*GOAL:* Copy all of the material exactly. Pictures are not to appear in the copy.

*PROVIDED MATERIAL:*
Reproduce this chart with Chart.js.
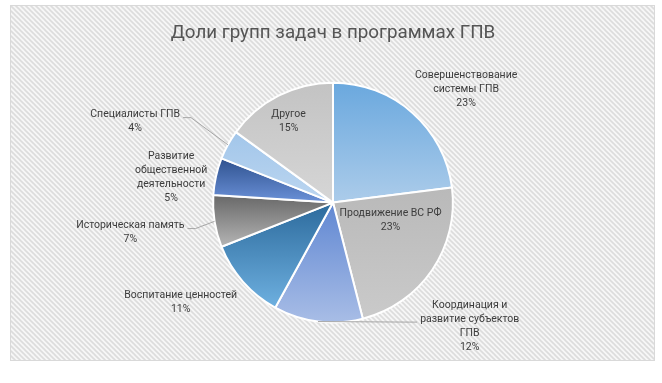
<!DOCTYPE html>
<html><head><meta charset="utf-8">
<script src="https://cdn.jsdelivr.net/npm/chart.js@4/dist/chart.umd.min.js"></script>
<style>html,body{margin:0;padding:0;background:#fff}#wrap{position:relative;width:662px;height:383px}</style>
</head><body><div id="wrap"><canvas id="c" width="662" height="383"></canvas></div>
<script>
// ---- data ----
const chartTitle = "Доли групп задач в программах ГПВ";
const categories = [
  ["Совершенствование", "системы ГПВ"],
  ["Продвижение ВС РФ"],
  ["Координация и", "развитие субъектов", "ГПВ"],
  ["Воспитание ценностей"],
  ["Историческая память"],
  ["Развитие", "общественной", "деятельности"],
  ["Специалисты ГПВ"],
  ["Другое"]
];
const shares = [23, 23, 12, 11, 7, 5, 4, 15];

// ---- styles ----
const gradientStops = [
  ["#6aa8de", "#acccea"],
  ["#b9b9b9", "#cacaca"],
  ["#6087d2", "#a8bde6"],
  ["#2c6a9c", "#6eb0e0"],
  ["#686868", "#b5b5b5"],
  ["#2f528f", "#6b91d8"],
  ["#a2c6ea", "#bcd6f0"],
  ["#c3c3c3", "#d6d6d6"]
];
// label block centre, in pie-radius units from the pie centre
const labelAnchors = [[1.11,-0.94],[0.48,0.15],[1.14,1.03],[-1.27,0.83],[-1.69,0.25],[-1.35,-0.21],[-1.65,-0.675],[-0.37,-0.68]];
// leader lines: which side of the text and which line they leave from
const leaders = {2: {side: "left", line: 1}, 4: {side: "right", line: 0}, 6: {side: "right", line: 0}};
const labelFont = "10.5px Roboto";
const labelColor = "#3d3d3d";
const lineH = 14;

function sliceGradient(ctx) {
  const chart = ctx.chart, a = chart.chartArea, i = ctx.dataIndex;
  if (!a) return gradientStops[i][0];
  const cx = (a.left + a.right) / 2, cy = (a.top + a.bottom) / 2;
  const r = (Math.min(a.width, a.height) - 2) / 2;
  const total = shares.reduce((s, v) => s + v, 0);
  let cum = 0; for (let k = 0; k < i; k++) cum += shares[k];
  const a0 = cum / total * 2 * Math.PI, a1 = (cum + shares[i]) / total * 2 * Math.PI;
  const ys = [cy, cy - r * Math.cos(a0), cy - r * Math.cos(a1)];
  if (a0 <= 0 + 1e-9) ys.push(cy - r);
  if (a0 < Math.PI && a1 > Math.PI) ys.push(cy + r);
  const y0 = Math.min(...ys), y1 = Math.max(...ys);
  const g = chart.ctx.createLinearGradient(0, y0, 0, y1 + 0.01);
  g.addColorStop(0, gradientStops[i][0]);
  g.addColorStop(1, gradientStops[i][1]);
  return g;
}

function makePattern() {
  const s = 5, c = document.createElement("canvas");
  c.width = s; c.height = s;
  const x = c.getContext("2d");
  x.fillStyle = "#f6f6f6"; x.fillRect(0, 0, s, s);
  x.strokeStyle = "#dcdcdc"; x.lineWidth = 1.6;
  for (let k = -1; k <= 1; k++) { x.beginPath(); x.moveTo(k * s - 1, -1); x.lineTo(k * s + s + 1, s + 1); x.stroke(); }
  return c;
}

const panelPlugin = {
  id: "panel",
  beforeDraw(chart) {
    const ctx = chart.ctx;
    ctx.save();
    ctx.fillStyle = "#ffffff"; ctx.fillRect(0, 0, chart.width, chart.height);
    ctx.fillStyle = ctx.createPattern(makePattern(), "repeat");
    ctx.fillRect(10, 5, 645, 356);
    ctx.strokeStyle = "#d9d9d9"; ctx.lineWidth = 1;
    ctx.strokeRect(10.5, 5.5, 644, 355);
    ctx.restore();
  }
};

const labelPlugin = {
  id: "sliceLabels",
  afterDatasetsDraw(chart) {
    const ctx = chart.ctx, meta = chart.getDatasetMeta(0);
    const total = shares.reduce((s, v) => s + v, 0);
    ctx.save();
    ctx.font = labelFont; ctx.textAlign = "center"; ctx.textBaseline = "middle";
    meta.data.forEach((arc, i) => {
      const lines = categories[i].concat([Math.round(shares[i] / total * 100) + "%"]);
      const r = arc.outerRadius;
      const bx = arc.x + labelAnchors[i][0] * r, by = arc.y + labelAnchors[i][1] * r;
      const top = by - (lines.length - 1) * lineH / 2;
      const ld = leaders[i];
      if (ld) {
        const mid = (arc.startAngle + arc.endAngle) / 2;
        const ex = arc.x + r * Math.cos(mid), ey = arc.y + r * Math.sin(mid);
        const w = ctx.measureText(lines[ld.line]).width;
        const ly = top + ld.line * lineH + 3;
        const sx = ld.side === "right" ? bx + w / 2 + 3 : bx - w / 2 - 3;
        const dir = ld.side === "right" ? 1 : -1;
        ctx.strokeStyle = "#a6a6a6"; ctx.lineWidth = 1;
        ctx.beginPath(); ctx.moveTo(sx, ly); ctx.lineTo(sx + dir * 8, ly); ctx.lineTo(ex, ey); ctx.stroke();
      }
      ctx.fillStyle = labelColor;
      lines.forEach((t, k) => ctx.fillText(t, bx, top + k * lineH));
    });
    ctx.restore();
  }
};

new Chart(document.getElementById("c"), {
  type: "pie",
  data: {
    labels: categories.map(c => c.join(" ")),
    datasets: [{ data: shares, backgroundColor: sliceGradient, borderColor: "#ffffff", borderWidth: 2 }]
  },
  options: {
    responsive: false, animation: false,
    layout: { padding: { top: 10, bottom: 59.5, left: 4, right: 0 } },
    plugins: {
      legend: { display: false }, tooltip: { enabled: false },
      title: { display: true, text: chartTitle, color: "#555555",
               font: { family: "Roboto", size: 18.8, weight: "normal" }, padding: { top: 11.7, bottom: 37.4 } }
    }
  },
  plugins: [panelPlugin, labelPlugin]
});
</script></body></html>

*FINAL RESULT:*
Reproduce this chart with Chart.js.
<!DOCTYPE html>
<html><head><meta charset="utf-8">
<script src="https://cdn.jsdelivr.net/npm/chart.js@4/dist/chart.umd.min.js"></script>
<style>html,body{margin:0;padding:0;background:#fff}#wrap{position:relative;width:662px;height:383px}</style>
</head><body><div id="wrap"><canvas id="c" width="662" height="383"></canvas></div>
<script>
// ---- data ----
const chartTitle = "Доли групп задач в программах ГПВ";
const categories = [
  ["Совершенствование", "системы ГПВ"],
  ["Продвижение ВС РФ"],
  ["Координация и", "развитие субъектов", "ГПВ"],
  ["Воспитание ценностей"],
  ["Историческая память"],
  ["Развитие", "общественной", "деятельности"],
  ["Специалисты ГПВ"],
  ["Другое"]
];
const shares = [23, 23, 12, 11, 7, 5, 4, 15];

// ---- styles ----
const gradientStops = [
  ["#6aa8de", "#acccea"],
  ["#b9b9b9", "#cacaca"],
  ["#6087d2", "#a8bde6"],
  ["#2c6a9c", "#6eb0e0"],
  ["#686868", "#b5b5b5"],
  ["#2f528f", "#6b91d8"],
  ["#a2c6ea", "#bcd6f0"],
  ["#c3c3c3", "#d6d6d6"]
];
// label block centre, in pie-radius units from the pie centre
const labelAnchors = [[1.11,-0.94],[0.48,0.15],[1.14,1.03],[-1.27,0.83],[-1.69,0.25],[-1.35,-0.21],[-1.65,-0.675],[-0.37,-0.68]];
// leader lines: which side of the text and which line they leave from
const leaders = {2: {side: "left", line: 1}, 4: {side: "right", line: 0}, 6: {side: "right", line: 0}};
const labelFont = "10.5px Roboto";
const labelColor = "#3d3d3d";
const lineH = 14;

function sliceGradient(ctx) {
  const chart = ctx.chart, a = chart.chartArea, i = ctx.dataIndex;
  if (!a) return gradientStops[i][0];
  const cx = (a.left + a.right) / 2, cy = (a.top + a.bottom) / 2;
  const r = (Math.min(a.width, a.height) - 2) / 2;
  const total = shares.reduce((s, v) => s + v, 0);
  let cum = 0; for (let k = 0; k < i; k++) cum += shares[k];
  const a0 = cum / total * 2 * Math.PI, a1 = (cum + shares[i]) / total * 2 * Math.PI;
  const ys = [cy, cy - r * Math.cos(a0), cy - r * Math.cos(a1)];
  if (a0 <= 0 + 1e-9) ys.push(cy - r);
  if (a0 < Math.PI && a1 > Math.PI) ys.push(cy + r);
  const y0 = Math.min(...ys), y1 = Math.max(...ys);
  const g = chart.ctx.createLinearGradient(0, y0, 0, y1 + 0.01);
  g.addColorStop(0, gradientStops[i][0]);
  g.addColorStop(1, gradientStops[i][1]);
  return g;
}

function makePattern() {
  const s = 5, c = document.createElement("canvas");
  c.width = s; c.height = s;
  const x = c.getContext("2d");
  x.fillStyle = "#f6f6f6"; x.fillRect(0, 0, s, s);
  x.strokeStyle = "#dcdcdc"; x.lineWidth = 1.6;
  for (let k = -1; k <= 1; k++) { x.beginPath(); x.moveTo(k * s - 1, -1); x.lineTo(k * s + s + 1, s + 1); x.stroke(); }
  return c;
}

const panelPlugin = {
  id: "panel",
  beforeDraw(chart) {
    const ctx = chart.ctx;
    ctx.save();
    ctx.fillStyle = "#ffffff"; ctx.fillRect(0, 0, chart.width, chart.height);
    ctx.fillStyle = ctx.createPattern(makePattern(), "repeat");
    ctx.fillRect(10, 5, 645, 356);
    ctx.strokeStyle = "#d9d9d9"; ctx.lineWidth = 1;
    ctx.strokeRect(10.5, 5.5, 644, 355);
    ctx.restore();
  }
};

const labelPlugin = {
  id: "sliceLabels",
  afterDatasetsDraw(chart) {
    const ctx = chart.ctx, meta = chart.getDatasetMeta(0);
    const total = shares.reduce((s, v) => s + v, 0);
    ctx.save();
    ctx.font = labelFont; ctx.textAlign = "center"; ctx.textBaseline = "middle";
    meta.data.forEach((arc, i) => {
      const lines = categories[i].concat([Math.round(shares[i] / total * 100) + "%"]);
      const r = arc.outerRadius;
      const bx = arc.x + labelAnchors[i][0] * r, by = arc.y + labelAnchors[i][1] * r;
      const top = by - (lines.length - 1) * lineH / 2;
      const ld = leaders[i];
      if (ld) {
        const mid = (arc.startAngle + arc.endAngle) / 2;
        const ex = arc.x + r * Math.cos(mid), ey = arc.y + r * Math.sin(mid);
        const w = ctx.measureText(lines[ld.line]).width;
        const ly = top + ld.line * lineH + 3;
        const sx = ld.side === "right" ? bx + w / 2 + 3 : bx - w / 2 - 3;
        const dir = ld.side === "right" ? 1 : -1;
        ctx.strokeStyle = "#a6a6a6"; ctx.lineWidth = 1;
        ctx.beginPath(); ctx.moveTo(sx, ly); ctx.lineTo(sx + dir * 8, ly); ctx.lineTo(ex, ey); ctx.stroke();
      }
      ctx.fillStyle = labelColor;
      lines.forEach((t, k) => ctx.fillText(t, bx, top + k * lineH));
    });
    ctx.restore();
  }
};

new Chart(document.getElementById("c"), {
  type: "pie",
  data: {
    labels: categories.map(c => c.join(" ")),
    datasets: [{ data: shares, backgroundColor: sliceGradient, borderColor: "#ffffff", borderWidth: 2 }]
  },
  options: {
    responsive: false, animation: false,
    layout: { padding: { top: 10, bottom: 59.5, left: 4, right: 0 } },
    plugins: {
      legend: { display: false }, tooltip: { enabled: false },
      title: { display: true, text: chartTitle, color: "#555555",
               font: { family: "Roboto", size: 18.8, weight: "normal" }, padding: { top: 11.7, bottom: 37.4 } }
    }
  },
  plugins: [panelPlugin, labelPlugin]
});
</script></body></html>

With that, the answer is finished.